-- start DATASET CONTENT --

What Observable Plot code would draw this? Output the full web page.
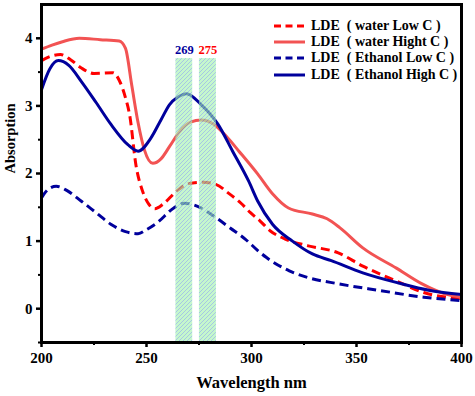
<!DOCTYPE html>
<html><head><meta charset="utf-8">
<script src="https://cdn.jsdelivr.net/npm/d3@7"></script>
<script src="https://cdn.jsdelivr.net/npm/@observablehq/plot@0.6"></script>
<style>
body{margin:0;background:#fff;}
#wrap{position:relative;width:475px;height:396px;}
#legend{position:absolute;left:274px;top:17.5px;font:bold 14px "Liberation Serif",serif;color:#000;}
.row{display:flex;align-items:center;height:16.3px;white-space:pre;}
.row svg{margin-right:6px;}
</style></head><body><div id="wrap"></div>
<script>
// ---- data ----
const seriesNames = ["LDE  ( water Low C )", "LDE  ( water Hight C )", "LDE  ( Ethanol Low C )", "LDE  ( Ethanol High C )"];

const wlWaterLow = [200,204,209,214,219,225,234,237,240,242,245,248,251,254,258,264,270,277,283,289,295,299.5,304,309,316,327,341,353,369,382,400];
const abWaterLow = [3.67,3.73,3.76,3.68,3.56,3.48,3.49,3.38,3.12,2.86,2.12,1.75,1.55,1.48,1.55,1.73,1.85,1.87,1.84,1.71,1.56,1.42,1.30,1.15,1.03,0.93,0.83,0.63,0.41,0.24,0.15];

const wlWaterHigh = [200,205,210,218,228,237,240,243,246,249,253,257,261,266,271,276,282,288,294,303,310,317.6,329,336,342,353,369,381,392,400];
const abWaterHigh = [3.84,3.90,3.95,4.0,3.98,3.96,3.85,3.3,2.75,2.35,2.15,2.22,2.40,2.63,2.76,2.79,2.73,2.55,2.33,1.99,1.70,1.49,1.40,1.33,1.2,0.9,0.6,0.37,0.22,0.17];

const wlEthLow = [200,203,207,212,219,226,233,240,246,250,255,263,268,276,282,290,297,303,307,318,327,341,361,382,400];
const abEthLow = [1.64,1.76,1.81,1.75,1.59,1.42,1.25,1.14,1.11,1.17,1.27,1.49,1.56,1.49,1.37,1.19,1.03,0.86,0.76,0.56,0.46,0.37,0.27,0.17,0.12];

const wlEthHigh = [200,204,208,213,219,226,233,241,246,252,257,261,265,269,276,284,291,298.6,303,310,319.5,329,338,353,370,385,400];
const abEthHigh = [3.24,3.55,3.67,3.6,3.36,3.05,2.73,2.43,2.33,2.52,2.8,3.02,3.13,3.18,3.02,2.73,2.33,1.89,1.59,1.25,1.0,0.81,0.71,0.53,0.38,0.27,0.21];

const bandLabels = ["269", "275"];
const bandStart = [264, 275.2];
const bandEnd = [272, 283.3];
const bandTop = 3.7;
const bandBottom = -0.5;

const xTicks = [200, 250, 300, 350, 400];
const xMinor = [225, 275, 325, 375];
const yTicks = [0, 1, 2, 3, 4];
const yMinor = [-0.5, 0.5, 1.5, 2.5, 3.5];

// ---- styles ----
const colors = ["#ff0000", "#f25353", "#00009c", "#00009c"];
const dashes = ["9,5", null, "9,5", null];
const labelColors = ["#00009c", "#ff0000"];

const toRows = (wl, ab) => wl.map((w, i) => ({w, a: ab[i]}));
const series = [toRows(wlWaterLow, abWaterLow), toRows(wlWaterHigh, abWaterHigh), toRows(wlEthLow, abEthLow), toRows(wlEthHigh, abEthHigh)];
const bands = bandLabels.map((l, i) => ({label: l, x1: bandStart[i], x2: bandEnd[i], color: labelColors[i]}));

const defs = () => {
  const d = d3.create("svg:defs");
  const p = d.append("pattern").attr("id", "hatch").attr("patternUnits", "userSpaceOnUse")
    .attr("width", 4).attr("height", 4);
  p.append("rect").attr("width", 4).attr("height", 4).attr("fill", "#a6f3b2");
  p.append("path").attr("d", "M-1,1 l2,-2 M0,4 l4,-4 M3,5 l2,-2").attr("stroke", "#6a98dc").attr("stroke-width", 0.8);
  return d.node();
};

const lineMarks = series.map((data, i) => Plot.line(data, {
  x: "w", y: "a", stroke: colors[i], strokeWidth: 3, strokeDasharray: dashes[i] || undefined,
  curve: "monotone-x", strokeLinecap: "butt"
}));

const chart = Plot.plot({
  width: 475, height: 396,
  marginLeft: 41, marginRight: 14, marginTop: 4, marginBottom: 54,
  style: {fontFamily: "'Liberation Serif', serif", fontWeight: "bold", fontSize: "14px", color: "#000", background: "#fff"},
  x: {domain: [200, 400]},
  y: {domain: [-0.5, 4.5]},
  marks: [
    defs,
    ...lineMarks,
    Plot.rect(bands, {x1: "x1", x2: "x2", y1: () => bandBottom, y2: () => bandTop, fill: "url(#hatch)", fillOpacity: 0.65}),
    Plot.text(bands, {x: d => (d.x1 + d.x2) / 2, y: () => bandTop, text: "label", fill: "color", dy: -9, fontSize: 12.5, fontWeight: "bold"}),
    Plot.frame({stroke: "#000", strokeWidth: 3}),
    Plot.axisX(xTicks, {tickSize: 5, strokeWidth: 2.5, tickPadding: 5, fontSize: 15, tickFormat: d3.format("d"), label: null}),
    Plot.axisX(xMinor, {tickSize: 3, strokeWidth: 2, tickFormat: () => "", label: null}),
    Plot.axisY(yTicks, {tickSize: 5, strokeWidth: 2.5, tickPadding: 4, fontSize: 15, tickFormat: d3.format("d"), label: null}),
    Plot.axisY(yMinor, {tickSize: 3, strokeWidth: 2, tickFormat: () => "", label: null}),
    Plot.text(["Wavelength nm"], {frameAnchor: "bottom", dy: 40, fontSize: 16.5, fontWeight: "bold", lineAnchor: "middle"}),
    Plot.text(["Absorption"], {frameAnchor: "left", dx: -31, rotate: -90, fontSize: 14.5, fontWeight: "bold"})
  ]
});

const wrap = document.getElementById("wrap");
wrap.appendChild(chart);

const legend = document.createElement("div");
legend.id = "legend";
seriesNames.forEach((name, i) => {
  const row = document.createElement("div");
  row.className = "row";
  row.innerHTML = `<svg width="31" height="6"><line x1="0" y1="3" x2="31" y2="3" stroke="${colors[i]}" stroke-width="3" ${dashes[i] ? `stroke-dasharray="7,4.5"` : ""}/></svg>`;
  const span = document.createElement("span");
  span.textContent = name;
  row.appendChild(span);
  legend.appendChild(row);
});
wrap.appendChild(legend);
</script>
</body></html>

-- end DATASET CONTENT --
-- start DATASET CONTENT --

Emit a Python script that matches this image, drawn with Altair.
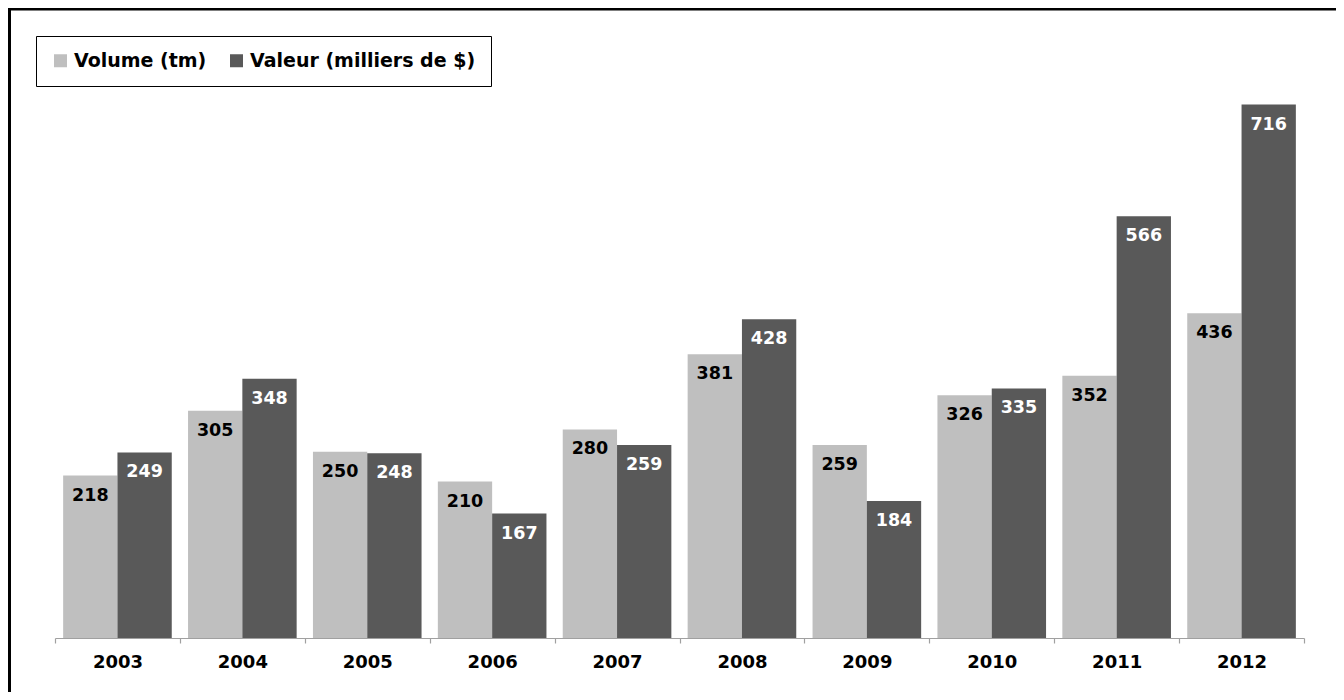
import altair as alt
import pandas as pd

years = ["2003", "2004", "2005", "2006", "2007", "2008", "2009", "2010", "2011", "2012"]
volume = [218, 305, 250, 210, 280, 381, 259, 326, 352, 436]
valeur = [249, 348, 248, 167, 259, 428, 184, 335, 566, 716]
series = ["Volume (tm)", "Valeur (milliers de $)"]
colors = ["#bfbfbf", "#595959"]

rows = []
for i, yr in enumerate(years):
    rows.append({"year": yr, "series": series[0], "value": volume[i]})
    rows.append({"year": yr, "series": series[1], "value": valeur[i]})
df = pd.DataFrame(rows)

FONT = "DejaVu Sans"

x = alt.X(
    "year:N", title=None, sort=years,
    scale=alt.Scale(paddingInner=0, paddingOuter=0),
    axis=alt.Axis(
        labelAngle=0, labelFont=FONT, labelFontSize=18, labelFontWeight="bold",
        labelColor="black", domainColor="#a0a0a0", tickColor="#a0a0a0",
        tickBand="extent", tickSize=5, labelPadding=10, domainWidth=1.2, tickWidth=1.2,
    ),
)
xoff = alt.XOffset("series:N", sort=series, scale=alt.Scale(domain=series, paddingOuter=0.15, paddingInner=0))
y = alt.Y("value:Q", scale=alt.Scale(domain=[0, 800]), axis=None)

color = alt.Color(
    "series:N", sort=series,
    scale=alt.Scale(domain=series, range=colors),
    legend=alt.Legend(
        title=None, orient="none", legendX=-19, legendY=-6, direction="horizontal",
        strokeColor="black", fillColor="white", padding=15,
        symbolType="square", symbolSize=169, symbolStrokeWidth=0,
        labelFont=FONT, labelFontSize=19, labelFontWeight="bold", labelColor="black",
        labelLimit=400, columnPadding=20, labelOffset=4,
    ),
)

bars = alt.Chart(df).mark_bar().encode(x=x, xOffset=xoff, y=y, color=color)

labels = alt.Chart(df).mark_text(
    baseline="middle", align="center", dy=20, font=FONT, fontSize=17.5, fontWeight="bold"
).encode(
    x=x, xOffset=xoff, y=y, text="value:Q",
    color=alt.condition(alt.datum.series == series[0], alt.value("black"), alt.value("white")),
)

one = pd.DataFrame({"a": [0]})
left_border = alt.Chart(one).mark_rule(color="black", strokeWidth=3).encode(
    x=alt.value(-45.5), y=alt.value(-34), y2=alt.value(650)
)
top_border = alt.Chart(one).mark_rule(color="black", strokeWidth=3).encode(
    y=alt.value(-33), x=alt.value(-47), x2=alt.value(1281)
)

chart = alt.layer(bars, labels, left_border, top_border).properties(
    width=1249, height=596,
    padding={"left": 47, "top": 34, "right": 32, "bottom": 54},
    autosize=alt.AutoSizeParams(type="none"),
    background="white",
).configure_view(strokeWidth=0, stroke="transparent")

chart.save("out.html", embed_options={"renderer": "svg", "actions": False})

-- end DATASET CONTENT --
-- start DATASET CONTENT --

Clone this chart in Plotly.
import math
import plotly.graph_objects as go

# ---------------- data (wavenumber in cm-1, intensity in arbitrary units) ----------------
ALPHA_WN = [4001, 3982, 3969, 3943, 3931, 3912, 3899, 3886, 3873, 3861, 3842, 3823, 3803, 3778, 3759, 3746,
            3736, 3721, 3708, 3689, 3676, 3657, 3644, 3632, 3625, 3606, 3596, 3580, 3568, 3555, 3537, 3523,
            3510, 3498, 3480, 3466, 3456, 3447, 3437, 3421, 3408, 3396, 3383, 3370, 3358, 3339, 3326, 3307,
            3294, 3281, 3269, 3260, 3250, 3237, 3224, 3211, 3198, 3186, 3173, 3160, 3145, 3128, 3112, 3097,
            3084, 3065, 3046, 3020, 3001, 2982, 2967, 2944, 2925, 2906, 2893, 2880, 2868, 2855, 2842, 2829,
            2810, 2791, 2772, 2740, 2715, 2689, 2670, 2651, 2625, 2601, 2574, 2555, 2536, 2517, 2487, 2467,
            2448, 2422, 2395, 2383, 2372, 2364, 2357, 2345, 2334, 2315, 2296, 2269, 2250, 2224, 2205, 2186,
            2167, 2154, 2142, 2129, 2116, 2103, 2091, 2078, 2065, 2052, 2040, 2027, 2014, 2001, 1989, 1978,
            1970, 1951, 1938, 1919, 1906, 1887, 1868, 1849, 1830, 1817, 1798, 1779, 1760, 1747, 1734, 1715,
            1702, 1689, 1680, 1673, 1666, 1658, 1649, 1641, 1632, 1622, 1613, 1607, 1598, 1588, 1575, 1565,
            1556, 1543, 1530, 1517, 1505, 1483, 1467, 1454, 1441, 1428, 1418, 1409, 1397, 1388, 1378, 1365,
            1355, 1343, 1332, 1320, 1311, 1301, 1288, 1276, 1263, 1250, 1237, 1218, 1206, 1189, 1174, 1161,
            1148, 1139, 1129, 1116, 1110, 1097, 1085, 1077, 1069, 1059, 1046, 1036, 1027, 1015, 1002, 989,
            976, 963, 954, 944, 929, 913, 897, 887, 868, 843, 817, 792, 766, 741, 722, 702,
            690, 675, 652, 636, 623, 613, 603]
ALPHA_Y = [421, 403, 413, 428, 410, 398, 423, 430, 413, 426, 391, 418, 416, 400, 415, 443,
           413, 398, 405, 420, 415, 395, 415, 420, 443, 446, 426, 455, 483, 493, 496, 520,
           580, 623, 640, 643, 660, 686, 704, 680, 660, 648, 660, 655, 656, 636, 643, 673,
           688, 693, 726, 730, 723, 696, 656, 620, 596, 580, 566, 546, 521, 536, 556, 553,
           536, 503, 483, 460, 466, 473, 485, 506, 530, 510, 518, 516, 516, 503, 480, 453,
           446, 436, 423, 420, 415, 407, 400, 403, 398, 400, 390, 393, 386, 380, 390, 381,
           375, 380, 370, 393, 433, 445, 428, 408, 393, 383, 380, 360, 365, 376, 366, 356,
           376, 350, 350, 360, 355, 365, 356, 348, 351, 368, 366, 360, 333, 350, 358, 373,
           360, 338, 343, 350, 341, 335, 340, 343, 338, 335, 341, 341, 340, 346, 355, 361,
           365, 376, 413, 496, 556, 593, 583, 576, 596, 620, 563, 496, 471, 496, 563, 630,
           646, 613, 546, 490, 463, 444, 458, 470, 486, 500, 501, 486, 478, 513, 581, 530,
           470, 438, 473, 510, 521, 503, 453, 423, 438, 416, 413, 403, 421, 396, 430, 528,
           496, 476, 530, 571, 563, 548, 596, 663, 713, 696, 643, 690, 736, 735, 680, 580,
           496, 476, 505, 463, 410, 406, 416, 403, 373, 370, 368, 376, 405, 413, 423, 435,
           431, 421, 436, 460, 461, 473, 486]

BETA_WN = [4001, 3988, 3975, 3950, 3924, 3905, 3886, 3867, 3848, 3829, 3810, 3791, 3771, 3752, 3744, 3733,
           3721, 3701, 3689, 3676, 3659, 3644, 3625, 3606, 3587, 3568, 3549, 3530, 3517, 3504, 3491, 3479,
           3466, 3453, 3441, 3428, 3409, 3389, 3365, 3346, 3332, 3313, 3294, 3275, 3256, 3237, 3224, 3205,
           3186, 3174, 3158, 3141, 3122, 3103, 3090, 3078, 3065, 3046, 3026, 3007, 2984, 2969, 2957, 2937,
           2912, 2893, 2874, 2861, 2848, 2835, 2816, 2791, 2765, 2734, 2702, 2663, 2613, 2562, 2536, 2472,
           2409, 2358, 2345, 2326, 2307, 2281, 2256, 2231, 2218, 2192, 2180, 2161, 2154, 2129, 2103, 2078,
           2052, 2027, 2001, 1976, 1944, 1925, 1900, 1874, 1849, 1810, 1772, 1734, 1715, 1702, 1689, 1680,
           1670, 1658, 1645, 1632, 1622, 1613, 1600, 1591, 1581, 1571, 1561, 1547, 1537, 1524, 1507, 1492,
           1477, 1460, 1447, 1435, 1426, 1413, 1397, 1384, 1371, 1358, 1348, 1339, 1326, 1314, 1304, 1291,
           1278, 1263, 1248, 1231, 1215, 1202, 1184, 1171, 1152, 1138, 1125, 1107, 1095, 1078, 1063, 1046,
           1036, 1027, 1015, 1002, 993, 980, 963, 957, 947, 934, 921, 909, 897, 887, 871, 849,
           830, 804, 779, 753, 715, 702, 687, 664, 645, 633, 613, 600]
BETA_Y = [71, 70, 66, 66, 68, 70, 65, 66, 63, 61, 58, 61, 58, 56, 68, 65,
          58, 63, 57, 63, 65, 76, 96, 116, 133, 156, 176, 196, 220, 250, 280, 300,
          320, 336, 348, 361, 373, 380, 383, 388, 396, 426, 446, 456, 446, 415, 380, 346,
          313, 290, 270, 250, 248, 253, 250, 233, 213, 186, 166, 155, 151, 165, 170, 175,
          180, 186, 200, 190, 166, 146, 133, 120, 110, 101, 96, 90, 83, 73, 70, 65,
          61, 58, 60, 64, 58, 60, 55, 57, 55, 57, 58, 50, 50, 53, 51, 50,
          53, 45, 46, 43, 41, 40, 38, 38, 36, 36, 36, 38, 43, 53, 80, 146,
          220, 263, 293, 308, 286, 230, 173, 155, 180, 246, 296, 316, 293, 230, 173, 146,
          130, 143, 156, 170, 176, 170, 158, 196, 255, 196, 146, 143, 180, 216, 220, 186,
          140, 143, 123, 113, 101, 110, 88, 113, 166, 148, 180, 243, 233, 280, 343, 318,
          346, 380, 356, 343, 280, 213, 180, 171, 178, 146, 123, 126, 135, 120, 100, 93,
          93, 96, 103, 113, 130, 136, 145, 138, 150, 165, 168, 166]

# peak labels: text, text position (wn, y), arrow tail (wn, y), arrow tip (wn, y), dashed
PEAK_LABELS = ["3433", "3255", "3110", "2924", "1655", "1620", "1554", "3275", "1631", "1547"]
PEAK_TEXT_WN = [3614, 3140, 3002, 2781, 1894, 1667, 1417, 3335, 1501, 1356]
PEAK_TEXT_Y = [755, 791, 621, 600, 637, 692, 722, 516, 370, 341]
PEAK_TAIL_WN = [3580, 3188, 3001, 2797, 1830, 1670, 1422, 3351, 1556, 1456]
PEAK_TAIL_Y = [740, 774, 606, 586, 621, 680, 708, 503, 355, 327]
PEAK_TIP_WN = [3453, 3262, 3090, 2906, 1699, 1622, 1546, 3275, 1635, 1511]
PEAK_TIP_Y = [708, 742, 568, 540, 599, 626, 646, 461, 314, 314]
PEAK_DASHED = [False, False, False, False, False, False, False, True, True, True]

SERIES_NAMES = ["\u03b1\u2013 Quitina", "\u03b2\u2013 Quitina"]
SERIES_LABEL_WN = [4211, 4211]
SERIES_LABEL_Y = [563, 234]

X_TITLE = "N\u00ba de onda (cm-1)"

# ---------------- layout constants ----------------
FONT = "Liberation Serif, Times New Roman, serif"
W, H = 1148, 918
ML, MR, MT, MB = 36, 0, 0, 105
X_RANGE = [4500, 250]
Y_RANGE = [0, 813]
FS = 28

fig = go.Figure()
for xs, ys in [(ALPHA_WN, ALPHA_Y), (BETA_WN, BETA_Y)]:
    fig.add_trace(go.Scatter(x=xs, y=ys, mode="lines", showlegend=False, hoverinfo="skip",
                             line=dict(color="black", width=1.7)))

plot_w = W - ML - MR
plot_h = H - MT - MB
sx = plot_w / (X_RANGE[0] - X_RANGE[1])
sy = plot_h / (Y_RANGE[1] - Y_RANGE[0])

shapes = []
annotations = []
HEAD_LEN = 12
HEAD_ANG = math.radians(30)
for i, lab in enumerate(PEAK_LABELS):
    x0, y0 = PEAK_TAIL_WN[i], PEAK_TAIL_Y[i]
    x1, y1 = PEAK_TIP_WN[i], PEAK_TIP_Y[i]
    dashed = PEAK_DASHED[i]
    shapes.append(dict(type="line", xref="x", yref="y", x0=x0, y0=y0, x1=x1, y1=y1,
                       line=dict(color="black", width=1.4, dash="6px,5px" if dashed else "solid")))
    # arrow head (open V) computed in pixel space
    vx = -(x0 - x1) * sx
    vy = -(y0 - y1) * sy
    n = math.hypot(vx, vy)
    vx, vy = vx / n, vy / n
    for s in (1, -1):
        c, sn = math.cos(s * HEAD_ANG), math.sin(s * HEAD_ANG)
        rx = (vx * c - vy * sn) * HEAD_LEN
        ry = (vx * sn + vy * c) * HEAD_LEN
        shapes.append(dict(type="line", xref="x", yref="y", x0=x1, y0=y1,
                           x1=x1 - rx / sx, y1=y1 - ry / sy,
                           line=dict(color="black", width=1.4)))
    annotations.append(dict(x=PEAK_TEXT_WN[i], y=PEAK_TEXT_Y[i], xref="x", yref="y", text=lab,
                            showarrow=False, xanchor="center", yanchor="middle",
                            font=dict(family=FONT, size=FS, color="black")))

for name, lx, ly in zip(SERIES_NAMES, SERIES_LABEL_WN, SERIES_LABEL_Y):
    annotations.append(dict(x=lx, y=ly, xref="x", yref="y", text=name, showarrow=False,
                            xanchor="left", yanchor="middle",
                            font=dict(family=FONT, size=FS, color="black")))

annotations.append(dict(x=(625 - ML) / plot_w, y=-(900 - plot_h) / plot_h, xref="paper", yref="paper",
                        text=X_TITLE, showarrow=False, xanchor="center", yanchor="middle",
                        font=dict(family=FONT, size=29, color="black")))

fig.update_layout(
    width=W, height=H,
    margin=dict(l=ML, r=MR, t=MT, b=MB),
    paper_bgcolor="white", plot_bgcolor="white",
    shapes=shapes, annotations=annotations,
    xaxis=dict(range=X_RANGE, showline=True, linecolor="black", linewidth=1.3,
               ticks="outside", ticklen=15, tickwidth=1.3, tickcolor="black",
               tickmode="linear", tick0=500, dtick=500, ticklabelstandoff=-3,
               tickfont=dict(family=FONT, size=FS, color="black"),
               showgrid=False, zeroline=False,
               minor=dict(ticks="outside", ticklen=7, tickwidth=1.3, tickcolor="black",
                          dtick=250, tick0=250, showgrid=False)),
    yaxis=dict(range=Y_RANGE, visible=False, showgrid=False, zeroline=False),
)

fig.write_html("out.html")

-- end DATASET CONTENT --

WHAT NEEDS TO BE DONE: Keep to the stretch from the line containing "Emit a Python" through the line containing "scale=alt.Scale(domain=[0, 800]), axis=None)", both ends included, and copy it exactly from the listing above, minus the pictures.

FULL ANSWER:
Emit a Python script that matches this image, drawn with Altair.
import altair as alt
import pandas as pd

years = ["2003", "2004", "2005", "2006", "2007", "2008", "2009", "2010", "2011", "2012"]
volume = [218, 305, 250, 210, 280, 381, 259, 326, 352, 436]
valeur = [249, 348, 248, 167, 259, 428, 184, 335, 566, 716]
series = ["Volume (tm)", "Valeur (milliers de $)"]
colors = ["#bfbfbf", "#595959"]

rows = []
for i, yr in enumerate(years):
    rows.append({"year": yr, "series": series[0], "value": volume[i]})
    rows.append({"year": yr, "series": series[1], "value": valeur[i]})
df = pd.DataFrame(rows)

FONT = "DejaVu Sans"

x = alt.X(
    "year:N", title=None, sort=years,
    scale=alt.Scale(paddingInner=0, paddingOuter=0),
    axis=alt.Axis(
        labelAngle=0, labelFont=FONT, labelFontSize=18, labelFontWeight="bold",
        labelColor="black", domainColor="#a0a0a0", tickColor="#a0a0a0",
        tickBand="extent", tickSize=5, labelPadding=10, domainWidth=1.2, tickWidth=1.2,
    ),
)
xoff = alt.XOffset("series:N", sort=series, scale=alt.Scale(domain=series, paddingOuter=0.15, paddingInner=0))
y = alt.Y("value:Q", scale=alt.Scale(domain=[0, 800]), axis=None)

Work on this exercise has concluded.